| COLLECTED MATERIAL |
= = =

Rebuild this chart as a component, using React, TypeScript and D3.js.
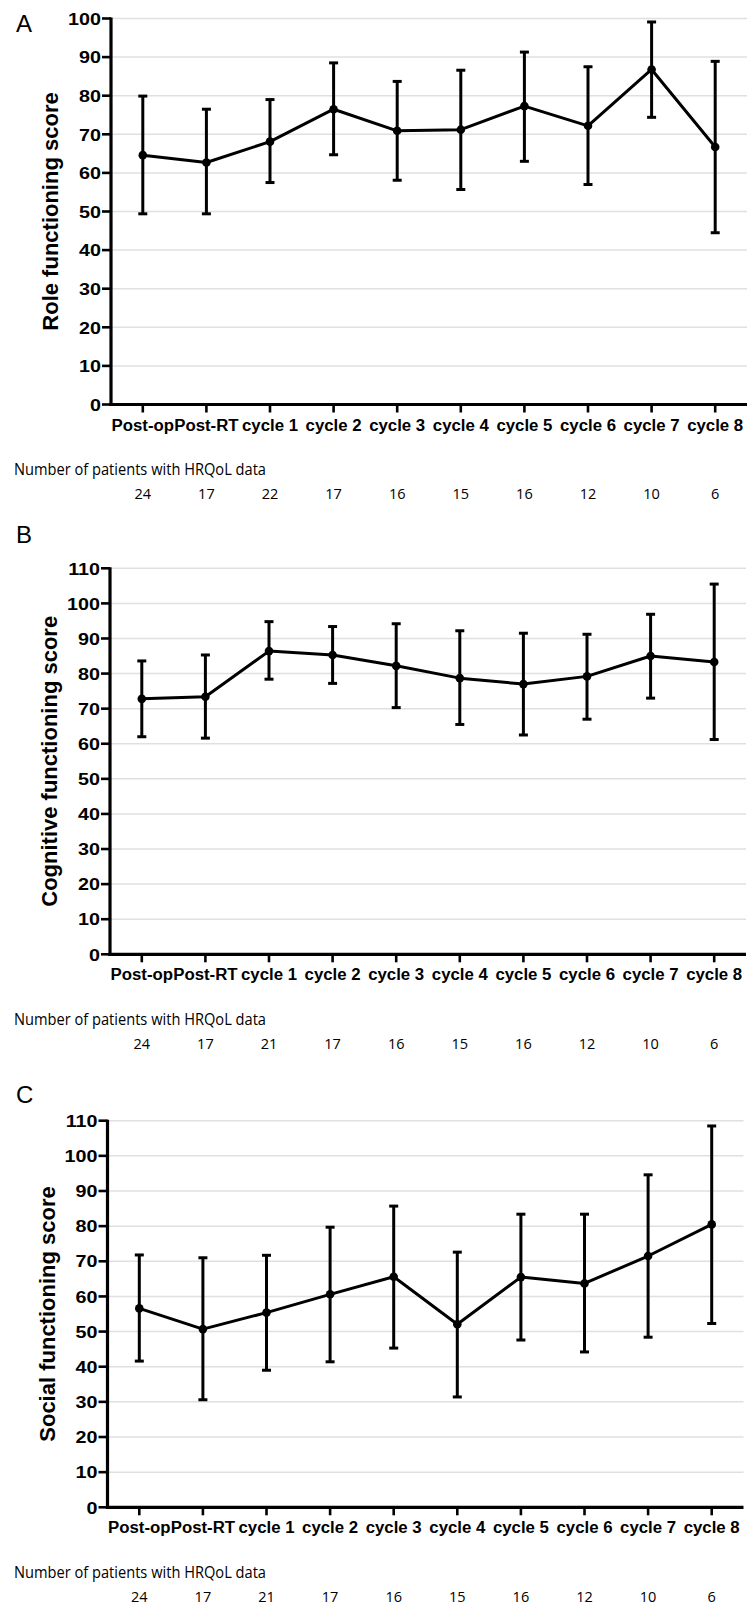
import React from "react";
import * as d3 from "d3";

// time points on the x axis
const categories = [
  "Post-op",
  "Post-RT",
  "cycle 1",
  "cycle 2",
  "cycle 3",
  "cycle 4",
  "cycle 5",
  "cycle 6",
  "cycle 7",
  "cycle 8",
];

// A: role functioning
const roleMean = [64.6, 62.7, 68.1, 76.5, 70.9, 71.2, 77.3, 72.2, 86.8, 66.7];
const roleUpper = [79.9, 76.5, 79.0, 88.5, 83.7, 86.6, 91.3, 87.5, 99.1, 88.9];
const roleLower = [49.4, 49.4, 57.5, 64.7, 58.1, 55.7, 63.0, 57.0, 74.4, 44.5];
const roleN = [24, 17, 22, 17, 16, 15, 16, 12, 10, 6];

// B: cognitive functioning
const cogMean = [72.8, 73.4, 86.4, 85.3, 82.2, 78.7, 77.0, 79.2, 85.0, 83.3];
const cogUpper = [83.6, 85.3, 94.8, 93.4, 94.2, 92.2, 91.5, 91.2, 96.9, 105.5];
const cogLower = [62.0, 61.6, 78.4, 77.2, 70.3, 65.5, 62.5, 67.0, 73.0, 61.2];
const cogN = [24, 17, 21, 17, 16, 15, 16, 12, 10, 6];

// C: social functioning
const socialMean = [56.6, 50.7, 55.4, 60.6, 65.6, 52.1, 65.5, 63.7, 71.5, 80.5];
const socialUpper = [71.8, 71.0, 71.7, 79.7, 85.7, 72.6, 83.4, 83.4, 94.6, 108.5];
const socialLower = [41.6, 30.6, 39.0, 41.4, 45.3, 31.4, 47.6, 44.2, 48.4, 52.3];
const socialN = [24, 17, 21, 17, 16, 15, 16, 12, 10, 6];

const ticksTo100 = [0, 10, 20, 30, 40, 50, 60, 70, 80, 90, 100];
const ticksTo110 = [0, 10, 20, 30, 40, 50, 60, 70, 80, 90, 100, 110];

const countsCaption = "Number of patients with HRQoL data";

const BOLD = "'Liberation Sans', Arial, Helvetica, sans-serif";
const PLAIN = "'Open Sans', 'Noto Sans', sans-serif";

type PanelProps = {
  letter: string;
  letterY: number;
  title: string;
  mean: number[];
  upper: number[];
  lower: number[];
  counts: number[];
  ticks: number[];
  left: number;
  top: number;
  bottom: number;
};

const Panel = ({
  letter,
  letterY,
  title,
  mean,
  upper,
  lower,
  counts,
  ticks,
  left,
  top,
  bottom,
}: PanelProps) => {
  const right = left + 636;
  const x = d3.scaleBand().domain(categories).range([left, right]);
  const cx = (i: number) => (x(categories[i]) ?? 0) + x.bandwidth() / 2;
  const y = d3
    .scaleLinear()
    .domain([0, d3.max(ticks) ?? 100])
    .range([bottom, top]);

  const path = d3
    .line<number>()
    .x((_, i) => cx(i))
    .y((d) => y(d))(mean);

  const capHalf = 4.5;

  return (
    <g>
      <text x={16} y={letterY} fontFamily={BOLD} fontSize={24} fill="#000">
        {letter}
      </text>

      {/* grid */}
      {ticks.map((t) =>
        t === 0 ? null : (
          <line
            key={"g" + t}
            x1={left}
            x2={right}
            y1={y(t)}
            y2={y(t)}
            stroke="#e0e0e0"
            strokeWidth={1.5}
          />
        )
      )}

      {/* y axis */}
      <line x1={left} x2={left} y1={y(d3.max(ticks) ?? 0) - 1} y2={bottom + 1.5} stroke="#000" strokeWidth={3.2} />
      {ticks.map((t) => (
        <g key={"yt" + t}>
          <line x1={left - 9} x2={left} y1={y(t)} y2={y(t)} stroke="#000" strokeWidth={2.6} />
          <text
            transform={`translate(${left - 10},${y(t) + 6.2}) scale(1.16,1)`}
            textAnchor="end"
            fontFamily={BOLD}
            fontWeight="bold"
            fontSize={17}
          >
            {t}
          </text>
        </g>
      ))}
      <text
        transform={`translate(${left - 53},${(top + bottom) / 2}) rotate(-90)`}
        textAnchor="middle"
        fontFamily={BOLD}
        fontWeight="bold"
        fontSize={22}
      >
        {title}
      </text>

      {/* x axis */}
      <line x1={left - 1.6} x2={right} y1={bottom} y2={bottom} stroke="#000" strokeWidth={3.2} />
      {categories.map((c, i) => (
        <g key={c}>
          <line x1={cx(i)} x2={cx(i)} y1={bottom} y2={bottom + 8} stroke="#000" strokeWidth={2.6} />
          <text
            x={cx(i)}
            y={bottom + 26}
            textAnchor="middle"
            fontFamily={BOLD}
            fontWeight="bold"
            fontSize={16.8}
          >
            {c}
          </text>
        </g>
      ))}

      {/* error bars */}
      {mean.map((_, i) => (
        <g key={"e" + i} stroke="#000" strokeWidth={3}>
          <line x1={cx(i)} x2={cx(i)} y1={y(lower[i])} y2={y(upper[i])} />
          <line x1={cx(i) - capHalf} x2={cx(i) + capHalf} y1={y(upper[i])} y2={y(upper[i])} />
          <line x1={cx(i) - capHalf} x2={cx(i) + capHalf} y1={y(lower[i])} y2={y(lower[i])} />
        </g>
      ))}

      <path d={path ?? ""} fill="none" stroke="#000" strokeWidth={3} strokeLinejoin="round" />
      {mean.map((m, i) => (
        <circle key={"p" + i} cx={cx(i)} cy={y(m)} r={4.3} fill="#000" />
      ))}

      {/* patient counts */}
      <text
        x={14}
        y={bottom + 70.5}
        fontFamily={PLAIN}
        fontSize={15.5}
        textLength={252}
        lengthAdjust="spacingAndGlyphs"
      >
        {countsCaption}
      </text>
      {counts.map((n, i) => (
        <text
          key={"n" + i}
          x={cx(i)}
          y={bottom + 94.5}
          textAnchor="middle"
          fontFamily={PLAIN}
          fontSize={14.5}
        >
          {n}
        </text>
      ))}
    </g>
  );
};

const App = () => {
  return (
    <svg
      width={749}
      height={1605}
      viewBox="0 0 749 1605"
      style={{ position: "absolute", left: 0, top: 0, background: "#fff" }}
    >
      <rect width={749} height={1605} fill="#fff" />
      <Panel
        letter="A"
        letterY={32}
        title="Role functioning score"
        mean={roleMean}
        upper={roleUpper}
        lower={roleLower}
        counts={roleN}
        ticks={ticksTo100}
        left={111}
        top={18.5}
        bottom={404.5}
      />
      <Panel
        letter="B"
        letterY={543}
        title="Cognitive functioning score"
        mean={cogMean}
        upper={cogUpper}
        lower={cogLower}
        counts={cogN}
        ticks={ticksTo110}
        left={110}
        top={568.3}
        bottom={954.3}
      />
      <Panel
        letter="C"
        letterY={1103}
        title="Social functioning score"
        mean={socialMean}
        upper={socialUpper}
        lower={socialLower}
        counts={socialN}
        ticks={ticksTo110}
        left={107.5}
        top={1120.7}
        bottom={1507.3}
      />
    </svg>
  );
};

export default App;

= = =

| TASK |
Without the pictures, retype the whole of the material above exactly.

| REPLY TO THE TASK |
Rebuild this chart as a component, using React, TypeScript and D3.js.
import React from "react";
import * as d3 from "d3";

// time points on the x axis
const categories = [
  "Post-op",
  "Post-RT",
  "cycle 1",
  "cycle 2",
  "cycle 3",
  "cycle 4",
  "cycle 5",
  "cycle 6",
  "cycle 7",
  "cycle 8",
];

// A: role functioning
const roleMean = [64.6, 62.7, 68.1, 76.5, 70.9, 71.2, 77.3, 72.2, 86.8, 66.7];
const roleUpper = [79.9, 76.5, 79.0, 88.5, 83.7, 86.6, 91.3, 87.5, 99.1, 88.9];
const roleLower = [49.4, 49.4, 57.5, 64.7, 58.1, 55.7, 63.0, 57.0, 74.4, 44.5];
const roleN = [24, 17, 22, 17, 16, 15, 16, 12, 10, 6];

// B: cognitive functioning
const cogMean = [72.8, 73.4, 86.4, 85.3, 82.2, 78.7, 77.0, 79.2, 85.0, 83.3];
const cogUpper = [83.6, 85.3, 94.8, 93.4, 94.2, 92.2, 91.5, 91.2, 96.9, 105.5];
const cogLower = [62.0, 61.6, 78.4, 77.2, 70.3, 65.5, 62.5, 67.0, 73.0, 61.2];
const cogN = [24, 17, 21, 17, 16, 15, 16, 12, 10, 6];

// C: social functioning
const socialMean = [56.6, 50.7, 55.4, 60.6, 65.6, 52.1, 65.5, 63.7, 71.5, 80.5];
const socialUpper = [71.8, 71.0, 71.7, 79.7, 85.7, 72.6, 83.4, 83.4, 94.6, 108.5];
const socialLower = [41.6, 30.6, 39.0, 41.4, 45.3, 31.4, 47.6, 44.2, 48.4, 52.3];
const socialN = [24, 17, 21, 17, 16, 15, 16, 12, 10, 6];

const ticksTo100 = [0, 10, 20, 30, 40, 50, 60, 70, 80, 90, 100];
const ticksTo110 = [0, 10, 20, 30, 40, 50, 60, 70, 80, 90, 100, 110];

const countsCaption = "Number of patients with HRQoL data";

const BOLD = "'Liberation Sans', Arial, Helvetica, sans-serif";
const PLAIN = "'Open Sans', 'Noto Sans', sans-serif";

type PanelProps = {
  letter: string;
  letterY: number;
  title: string;
  mean: number[];
  upper: number[];
  lower: number[];
  counts: number[];
  ticks: number[];
  left: number;
  top: number;
  bottom: number;
};

const Panel = ({
  letter,
  letterY,
  title,
  mean,
  upper,
  lower,
  counts,
  ticks,
  left,
  top,
  bottom,
}: PanelProps) => {
  const right = left + 636;
  const x = d3.scaleBand().domain(categories).range([left, right]);
  const cx = (i: number) => (x(categories[i]) ?? 0) + x.bandwidth() / 2;
  const y = d3
    .scaleLinear()
    .domain([0, d3.max(ticks) ?? 100])
    .range([bottom, top]);

  const path = d3
    .line<number>()
    .x((_, i) => cx(i))
    .y((d) => y(d))(mean);

  const capHalf = 4.5;

  return (
    <g>
      <text x={16} y={letterY} fontFamily={BOLD} fontSize={24} fill="#000">
        {letter}
      </text>

      {/* grid */}
      {ticks.map((t) =>
        t === 0 ? null : (
          <line
            key={"g" + t}
            x1={left}
            x2={right}
            y1={y(t)}
            y2={y(t)}
            stroke="#e0e0e0"
            strokeWidth={1.5}
          />
        )
      )}

      {/* y axis */}
      <line x1={left} x2={left} y1={y(d3.max(ticks) ?? 0) - 1} y2={bottom + 1.5} stroke="#000" strokeWidth={3.2} />
      {ticks.map((t) => (
        <g key={"yt" + t}>
          <line x1={left - 9} x2={left} y1={y(t)} y2={y(t)} stroke="#000" strokeWidth={2.6} />
          <text
            transform={`translate(${left - 10},${y(t) + 6.2}) scale(1.16,1)`}
            textAnchor="end"
            fontFamily={BOLD}
            fontWeight="bold"
            fontSize={17}
          >
            {t}
          </text>
        </g>
      ))}
      <text
        transform={`translate(${left - 53},${(top + bottom) / 2}) rotate(-90)`}
        textAnchor="middle"
        fontFamily={BOLD}
        fontWeight="bold"
        fontSize={22}
      >
        {title}
      </text>

      {/* x axis */}
      <line x1={left - 1.6} x2={right} y1={bottom} y2={bottom} stroke="#000" strokeWidth={3.2} />
      {categories.map((c, i) => (
        <g key={c}>
          <line x1={cx(i)} x2={cx(i)} y1={bottom} y2={bottom + 8} stroke="#000" strokeWidth={2.6} />
          <text
            x={cx(i)}
            y={bottom + 26}
            textAnchor="middle"
            fontFamily={BOLD}
            fontWeight="bold"
            fontSize={16.8}
          >
            {c}
          </text>
        </g>
      ))}

      {/* error bars */}
      {mean.map((_, i) => (
        <g key={"e" + i} stroke="#000" strokeWidth={3}>
          <line x1={cx(i)} x2={cx(i)} y1={y(lower[i])} y2={y(upper[i])} />
          <line x1={cx(i) - capHalf} x2={cx(i) + capHalf} y1={y(upper[i])} y2={y(upper[i])} />
          <line x1={cx(i) - capHalf} x2={cx(i) + capHalf} y1={y(lower[i])} y2={y(lower[i])} />
        </g>
      ))}

      <path d={path ?? ""} fill="none" stroke="#000" strokeWidth={3} strokeLinejoin="round" />
      {mean.map((m, i) => (
        <circle key={"p" + i} cx={cx(i)} cy={y(m)} r={4.3} fill="#000" />
      ))}

      {/* patient counts */}
      <text
        x={14}
        y={bottom + 70.5}
        fontFamily={PLAIN}
        fontSize={15.5}
        textLength={252}
        lengthAdjust="spacingAndGlyphs"
      >
        {countsCaption}
      </text>
      {counts.map((n, i) => (
        <text
          key={"n" + i}
          x={cx(i)}
          y={bottom + 94.5}
          textAnchor="middle"
          fontFamily={PLAIN}
          fontSize={14.5}
        >
          {n}
        </text>
      ))}
    </g>
  );
};

const App = () => {
  return (
    <svg
      width={749}
      height={1605}
      viewBox="0 0 749 1605"
      style={{ position: "absolute", left: 0, top: 0, background: "#fff" }}
    >
      <rect width={749} height={1605} fill="#fff" />
      <Panel
        letter="A"
        letterY={32}
        title="Role functioning score"
        mean={roleMean}
        upper={roleUpper}
        lower={roleLower}
        counts={roleN}
        ticks={ticksTo100}
        left={111}
        top={18.5}
        bottom={404.5}
      />
      <Panel
        letter="B"
        letterY={543}
        title="Cognitive functioning score"
        mean={cogMean}
        upper={cogUpper}
        lower={cogLower}
        counts={cogN}
        ticks={ticksTo110}
        left={110}
        top={568.3}
        bottom={954.3}
      />
      <Panel
        letter="C"
        letterY={1103}
        title="Social functioning score"
        mean={socialMean}
        upper={socialUpper}
        lower={socialLower}
        counts={socialN}
        ticks={ticksTo110}
        left={107.5}
        top={1120.7}
        bottom={1507.3}
      />
    </svg>
  );
};

export default App;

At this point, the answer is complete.